▸ Request
Quote each line of the material verbatim, without the pictures.

▸ Collected data
☆ ☆ ☆

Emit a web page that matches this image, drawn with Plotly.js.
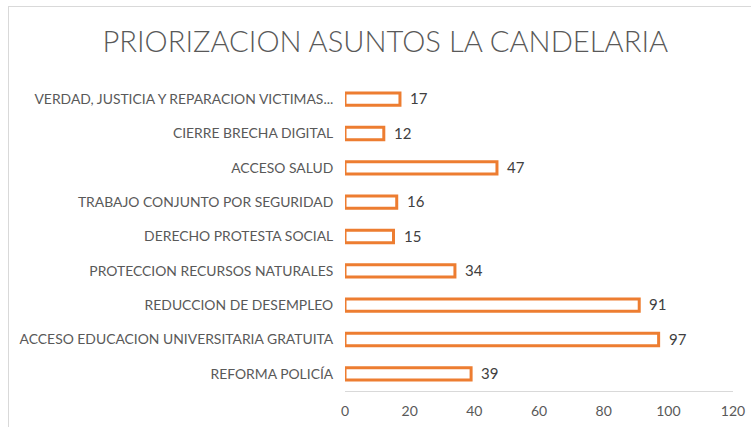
<!DOCTYPE html>
<html>
<head>
<meta charset="utf-8">
<script src="https://cdn.plot.ly/plotly-3.0.1.min.js"></script>
<style>
html,body{margin:0;padding:0;background:#fff;}
#wrap{position:relative;width:751px;height:427px;overflow:hidden;}
#chart{width:751px;height:427px;}
#frame{position:absolute;left:8px;top:6px;width:760px;height:440px;border-left:1.5px solid #d9d9d9;border-top:1.5px solid #d9d9d9;pointer-events:none;}
</style>
</head>
<body>
<div id="wrap"><div id="chart"></div><div id="frame"></div></div>
<script>
const categories = [
  "VERDAD, JUSTICIA Y REPARACION VICTIMAS...",
  "CIERRE BRECHA DIGITAL",
  "ACCESO SALUD",
  "TRABAJO CONJUNTO POR SEGURIDAD",
  "DERECHO PROTESTA SOCIAL",
  "PROTECCION RECURSOS NATURALES",
  "REDUCCION DE DESEMPLEO",
  "ACCESO EDUCACION UNIVERSITARIA GRATUITA",
  "REFORMA POLICÍA"
];
const values = [17, 12, 47, 16, 15, 34, 91, 97, 39];
const xTicks = [0, 20, 40, 60, 80, 100, 120];
const chartTitle = "PRIORIZACION ASUNTOS LA CANDELARIA";

const font = "Lato, 'Open Sans', sans-serif";

const labels = categories.map((c, i) => ({
  x: values[i], y: c, xref: 'x', yref: 'y', text: String(values[i]),
  showarrow: false, xanchor: 'left', yanchor: 'middle', xshift: 8, yshift: 1,
  font: {family: font, size: 15, color: '#404040'}
}));

Plotly.newPlot('chart', [{
  type: 'bar',
  orientation: 'h',
  y: categories,
  x: values,
  width: 0.36,
  marker: {color: '#ffffff', line: {color: '#ED7D31', width: 3}},
  hoverinfo: 'none'
}], {
  width: 751, height: 427,
  margin: {l: 345, r: 18, t: 82, b: 36, pad: 0},
  paper_bgcolor: '#ffffff', plot_bgcolor: '#ffffff',
  showlegend: false,
  annotations: labels,
  title: {text: chartTitle, x: 0.513, xanchor: 'center', y: 0.902, yanchor: 'middle',
          font: {family: font, size: 29.2, weight: 300, color: '#595959'}},
  xaxis: {range: [0, 120], tickvals: xTicks, ticktext: xTicks.map(String),
          showgrid: false, zeroline: false, showline: true, linecolor: '#d9d9d9', linewidth: 1,
          ticks: 'outside', ticklen: 7, tickcolor: 'rgba(0,0,0,0)',
          tickfont: {family: font, size: 14, color: '#595959'}, fixedrange: true},
  yaxis: {autorange: 'reversed', showgrid: false, zeroline: false, showline: false,
          ticks: 'outside', ticklen: 8, tickcolor: 'rgba(0,0,0,0)',
          tickfont: {family: font, size: 13.9, color: '#595959'}, fixedrange: true}
}, {displayModeBar: false, staticPlot: true});
</script>
</body>
</html>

☆ ☆ ☆

▸ Solution below
Emit a web page that matches this image, drawn with Plotly.js.
<!DOCTYPE html>
<html>
<head>
<meta charset="utf-8">
<script src="https://cdn.plot.ly/plotly-3.0.1.min.js"></script>
<style>
html,body{margin:0;padding:0;background:#fff;}
#wrap{position:relative;width:751px;height:427px;overflow:hidden;}
#chart{width:751px;height:427px;}
#frame{position:absolute;left:8px;top:6px;width:760px;height:440px;border-left:1.5px solid #d9d9d9;border-top:1.5px solid #d9d9d9;pointer-events:none;}
</style>
</head>
<body>
<div id="wrap"><div id="chart"></div><div id="frame"></div></div>
<script>
const categories = [
  "VERDAD, JUSTICIA Y REPARACION VICTIMAS...",
  "CIERRE BRECHA DIGITAL",
  "ACCESO SALUD",
  "TRABAJO CONJUNTO POR SEGURIDAD",
  "DERECHO PROTESTA SOCIAL",
  "PROTECCION RECURSOS NATURALES",
  "REDUCCION DE DESEMPLEO",
  "ACCESO EDUCACION UNIVERSITARIA GRATUITA",
  "REFORMA POLICÍA"
];
const values = [17, 12, 47, 16, 15, 34, 91, 97, 39];
const xTicks = [0, 20, 40, 60, 80, 100, 120];
const chartTitle = "PRIORIZACION ASUNTOS LA CANDELARIA";

const font = "Lato, 'Open Sans', sans-serif";

const labels = categories.map((c, i) => ({
  x: values[i], y: c, xref: 'x', yref: 'y', text: String(values[i]),
  showarrow: false, xanchor: 'left', yanchor: 'middle', xshift: 8, yshift: 1,
  font: {family: font, size: 15, color: '#404040'}
}));

Plotly.newPlot('chart', [{
  type: 'bar',
  orientation: 'h',
  y: categories,
  x: values,
  width: 0.36,
  marker: {color: '#ffffff', line: {color: '#ED7D31', width: 3}},
  hoverinfo: 'none'
}], {
  width: 751, height: 427,
  margin: {l: 345, r: 18, t: 82, b: 36, pad: 0},
  paper_bgcolor: '#ffffff', plot_bgcolor: '#ffffff',
  showlegend: false,
  annotations: labels,
  title: {text: chartTitle, x: 0.513, xanchor: 'center', y: 0.902, yanchor: 'middle',
          font: {family: font, size: 29.2, weight: 300, color: '#595959'}},
  xaxis: {range: [0, 120], tickvals: xTicks, ticktext: xTicks.map(String),
          showgrid: false, zeroline: false, showline: true, linecolor: '#d9d9d9', linewidth: 1,
          ticks: 'outside', ticklen: 7, tickcolor: 'rgba(0,0,0,0)',
          tickfont: {family: font, size: 14, color: '#595959'}, fixedrange: true},
  yaxis: {autorange: 'reversed', showgrid: false, zeroline: false, showline: false,
          ticks: 'outside', ticklen: 8, tickcolor: 'rgba(0,0,0,0)',
          tickfont: {family: font, size: 13.9, color: '#595959'}, fixedrange: true}
}, {displayModeBar: false, staticPlot: true});
</script>
</body>
</html>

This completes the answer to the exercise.